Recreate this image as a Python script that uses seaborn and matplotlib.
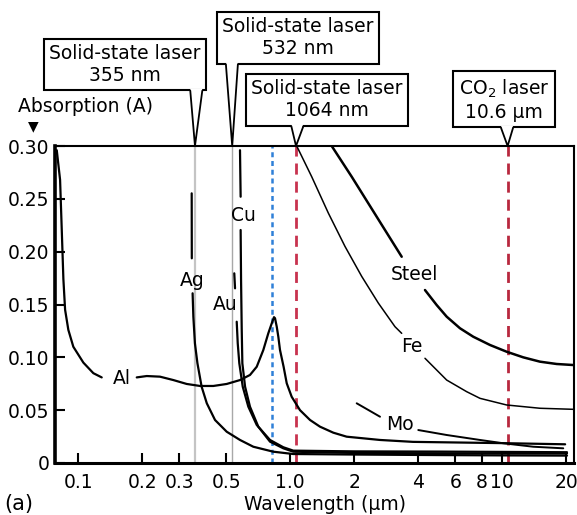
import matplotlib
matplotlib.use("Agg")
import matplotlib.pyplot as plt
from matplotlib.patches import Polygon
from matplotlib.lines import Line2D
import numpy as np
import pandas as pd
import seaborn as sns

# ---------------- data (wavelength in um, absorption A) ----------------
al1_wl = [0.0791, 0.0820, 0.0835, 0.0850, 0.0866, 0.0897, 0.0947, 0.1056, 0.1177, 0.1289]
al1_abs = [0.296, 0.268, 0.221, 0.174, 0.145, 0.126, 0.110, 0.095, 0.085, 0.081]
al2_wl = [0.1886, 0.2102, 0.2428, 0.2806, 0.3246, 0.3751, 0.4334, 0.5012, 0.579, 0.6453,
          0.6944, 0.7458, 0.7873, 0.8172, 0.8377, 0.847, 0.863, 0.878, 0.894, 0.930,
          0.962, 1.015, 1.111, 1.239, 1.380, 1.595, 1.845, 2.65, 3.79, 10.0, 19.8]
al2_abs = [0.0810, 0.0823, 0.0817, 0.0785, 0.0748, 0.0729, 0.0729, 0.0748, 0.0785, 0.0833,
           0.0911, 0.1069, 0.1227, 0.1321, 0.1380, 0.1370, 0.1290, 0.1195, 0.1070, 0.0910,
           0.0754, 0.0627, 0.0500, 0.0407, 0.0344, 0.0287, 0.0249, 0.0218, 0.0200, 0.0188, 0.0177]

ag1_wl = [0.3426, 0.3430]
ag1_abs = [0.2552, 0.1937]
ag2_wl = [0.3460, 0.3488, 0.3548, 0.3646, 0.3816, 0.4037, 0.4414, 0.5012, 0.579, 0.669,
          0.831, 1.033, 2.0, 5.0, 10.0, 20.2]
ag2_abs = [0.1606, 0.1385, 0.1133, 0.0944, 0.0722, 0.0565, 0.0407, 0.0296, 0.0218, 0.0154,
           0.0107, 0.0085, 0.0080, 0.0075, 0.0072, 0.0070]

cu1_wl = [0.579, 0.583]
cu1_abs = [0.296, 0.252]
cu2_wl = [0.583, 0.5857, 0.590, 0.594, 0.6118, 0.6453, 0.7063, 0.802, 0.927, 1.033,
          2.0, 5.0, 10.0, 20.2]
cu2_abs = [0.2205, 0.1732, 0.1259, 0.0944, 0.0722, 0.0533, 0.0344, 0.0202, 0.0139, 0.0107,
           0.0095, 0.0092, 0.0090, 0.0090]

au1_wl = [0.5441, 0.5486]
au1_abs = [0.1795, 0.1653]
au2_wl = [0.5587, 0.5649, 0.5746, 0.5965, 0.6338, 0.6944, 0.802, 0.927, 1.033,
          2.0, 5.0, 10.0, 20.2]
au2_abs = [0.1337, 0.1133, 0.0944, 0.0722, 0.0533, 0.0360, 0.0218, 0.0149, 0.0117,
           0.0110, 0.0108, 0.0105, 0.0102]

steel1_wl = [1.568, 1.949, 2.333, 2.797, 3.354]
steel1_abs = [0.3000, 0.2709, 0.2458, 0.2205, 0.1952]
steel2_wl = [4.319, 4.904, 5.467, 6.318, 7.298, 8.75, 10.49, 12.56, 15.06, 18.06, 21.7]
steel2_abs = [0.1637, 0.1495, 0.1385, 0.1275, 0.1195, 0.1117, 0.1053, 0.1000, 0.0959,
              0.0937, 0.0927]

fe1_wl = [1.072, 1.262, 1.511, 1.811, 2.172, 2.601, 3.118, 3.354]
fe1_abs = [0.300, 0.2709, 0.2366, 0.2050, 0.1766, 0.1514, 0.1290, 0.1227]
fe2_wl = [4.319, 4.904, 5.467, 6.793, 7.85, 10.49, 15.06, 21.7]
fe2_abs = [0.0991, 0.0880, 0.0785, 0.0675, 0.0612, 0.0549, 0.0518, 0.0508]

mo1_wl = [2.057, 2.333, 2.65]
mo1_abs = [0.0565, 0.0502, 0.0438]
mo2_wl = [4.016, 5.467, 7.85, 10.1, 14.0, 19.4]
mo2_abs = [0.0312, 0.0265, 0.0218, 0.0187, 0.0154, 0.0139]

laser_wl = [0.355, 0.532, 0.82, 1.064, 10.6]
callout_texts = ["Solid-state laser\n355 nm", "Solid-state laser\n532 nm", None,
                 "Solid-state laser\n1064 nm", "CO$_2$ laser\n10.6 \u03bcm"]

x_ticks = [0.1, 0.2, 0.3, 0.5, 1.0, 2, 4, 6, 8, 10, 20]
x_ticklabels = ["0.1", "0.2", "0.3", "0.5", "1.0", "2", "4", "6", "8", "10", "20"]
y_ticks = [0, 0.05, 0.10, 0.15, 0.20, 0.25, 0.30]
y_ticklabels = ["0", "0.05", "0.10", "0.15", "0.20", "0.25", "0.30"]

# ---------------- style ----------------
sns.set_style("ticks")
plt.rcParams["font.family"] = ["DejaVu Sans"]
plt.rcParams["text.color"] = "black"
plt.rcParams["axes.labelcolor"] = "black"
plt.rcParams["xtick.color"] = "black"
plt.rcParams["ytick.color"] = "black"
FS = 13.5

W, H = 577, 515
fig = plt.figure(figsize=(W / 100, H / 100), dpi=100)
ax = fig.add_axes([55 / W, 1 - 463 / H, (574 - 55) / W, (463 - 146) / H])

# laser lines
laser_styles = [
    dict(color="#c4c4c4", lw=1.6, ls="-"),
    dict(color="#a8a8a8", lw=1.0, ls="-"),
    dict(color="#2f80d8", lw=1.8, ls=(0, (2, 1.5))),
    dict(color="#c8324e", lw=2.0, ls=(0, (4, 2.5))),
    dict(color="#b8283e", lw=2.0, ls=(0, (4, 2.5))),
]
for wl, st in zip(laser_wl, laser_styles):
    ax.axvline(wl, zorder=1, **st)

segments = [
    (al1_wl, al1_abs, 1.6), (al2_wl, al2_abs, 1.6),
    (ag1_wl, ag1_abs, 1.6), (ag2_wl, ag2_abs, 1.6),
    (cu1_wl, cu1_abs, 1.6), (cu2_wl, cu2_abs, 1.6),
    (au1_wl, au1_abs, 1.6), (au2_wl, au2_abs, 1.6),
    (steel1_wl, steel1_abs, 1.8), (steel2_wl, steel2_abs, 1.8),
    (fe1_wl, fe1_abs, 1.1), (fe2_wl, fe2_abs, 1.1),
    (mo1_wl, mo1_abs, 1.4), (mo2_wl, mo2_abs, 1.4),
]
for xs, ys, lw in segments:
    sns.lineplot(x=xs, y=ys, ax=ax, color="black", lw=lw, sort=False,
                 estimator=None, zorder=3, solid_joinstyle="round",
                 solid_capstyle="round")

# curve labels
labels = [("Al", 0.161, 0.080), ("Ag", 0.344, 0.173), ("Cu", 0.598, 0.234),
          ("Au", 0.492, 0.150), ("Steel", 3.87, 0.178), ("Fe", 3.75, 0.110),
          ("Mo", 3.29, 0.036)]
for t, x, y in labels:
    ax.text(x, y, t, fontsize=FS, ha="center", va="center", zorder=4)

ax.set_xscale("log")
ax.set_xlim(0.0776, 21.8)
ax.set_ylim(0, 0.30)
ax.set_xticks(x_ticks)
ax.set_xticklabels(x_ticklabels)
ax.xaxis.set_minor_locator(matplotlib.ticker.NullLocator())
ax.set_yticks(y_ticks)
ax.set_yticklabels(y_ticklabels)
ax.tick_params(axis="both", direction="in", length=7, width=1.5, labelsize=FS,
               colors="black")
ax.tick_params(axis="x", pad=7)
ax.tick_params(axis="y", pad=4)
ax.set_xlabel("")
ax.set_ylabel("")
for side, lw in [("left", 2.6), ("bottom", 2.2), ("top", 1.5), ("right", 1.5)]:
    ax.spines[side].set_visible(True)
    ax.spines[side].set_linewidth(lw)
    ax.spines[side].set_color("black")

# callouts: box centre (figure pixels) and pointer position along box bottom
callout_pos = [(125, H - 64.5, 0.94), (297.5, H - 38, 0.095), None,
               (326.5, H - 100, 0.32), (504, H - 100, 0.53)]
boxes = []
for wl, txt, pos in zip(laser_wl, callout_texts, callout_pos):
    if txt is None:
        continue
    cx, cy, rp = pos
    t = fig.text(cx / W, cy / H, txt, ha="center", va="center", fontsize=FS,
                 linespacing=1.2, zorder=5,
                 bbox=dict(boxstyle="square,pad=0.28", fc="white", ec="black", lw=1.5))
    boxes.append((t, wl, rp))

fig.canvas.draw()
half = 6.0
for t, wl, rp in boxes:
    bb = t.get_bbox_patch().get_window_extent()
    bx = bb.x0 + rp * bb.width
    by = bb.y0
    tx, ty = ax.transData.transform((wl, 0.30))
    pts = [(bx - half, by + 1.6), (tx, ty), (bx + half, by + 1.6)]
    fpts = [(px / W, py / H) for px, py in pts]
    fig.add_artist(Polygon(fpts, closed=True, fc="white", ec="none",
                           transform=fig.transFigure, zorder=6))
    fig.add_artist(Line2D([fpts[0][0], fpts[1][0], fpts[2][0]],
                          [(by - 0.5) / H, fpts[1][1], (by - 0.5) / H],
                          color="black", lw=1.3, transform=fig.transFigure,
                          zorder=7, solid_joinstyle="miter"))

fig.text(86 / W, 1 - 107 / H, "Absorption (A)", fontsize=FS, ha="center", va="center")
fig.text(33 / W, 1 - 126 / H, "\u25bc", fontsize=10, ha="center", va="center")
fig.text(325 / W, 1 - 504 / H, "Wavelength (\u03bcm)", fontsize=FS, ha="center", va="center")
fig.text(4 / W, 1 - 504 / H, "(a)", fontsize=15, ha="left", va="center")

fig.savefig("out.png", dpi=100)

Task details:
With all pictures left out, please transcribe exactly the lines from the start of the material through the line with "0.0200, 0.0188, 0.0177]".

Output for this exercise:
Recreate this image as a Python script that uses seaborn and matplotlib.
import matplotlib
matplotlib.use("Agg")
import matplotlib.pyplot as plt
from matplotlib.patches import Polygon
from matplotlib.lines import Line2D
import numpy as np
import pandas as pd
import seaborn as sns

# ---------------- data (wavelength in um, absorption A) ----------------
al1_wl = [0.0791, 0.0820, 0.0835, 0.0850, 0.0866, 0.0897, 0.0947, 0.1056, 0.1177, 0.1289]
al1_abs = [0.296, 0.268, 0.221, 0.174, 0.145, 0.126, 0.110, 0.095, 0.085, 0.081]
al2_wl = [0.1886, 0.2102, 0.2428, 0.2806, 0.3246, 0.3751, 0.4334, 0.5012, 0.579, 0.6453,
          0.6944, 0.7458, 0.7873, 0.8172, 0.8377, 0.847, 0.863, 0.878, 0.894, 0.930,
          0.962, 1.015, 1.111, 1.239, 1.380, 1.595, 1.845, 2.65, 3.79, 10.0, 19.8]
al2_abs = [0.0810, 0.0823, 0.0817, 0.0785, 0.0748, 0.0729, 0.0729, 0.0748, 0.0785, 0.0833,
           0.0911, 0.1069, 0.1227, 0.1321, 0.1380, 0.1370, 0.1290, 0.1195, 0.1070, 0.0910,
           0.0754, 0.0627, 0.0500, 0.0407, 0.0344, 0.0287, 0.0249, 0.0218, 0.0200, 0.0188, 0.0177]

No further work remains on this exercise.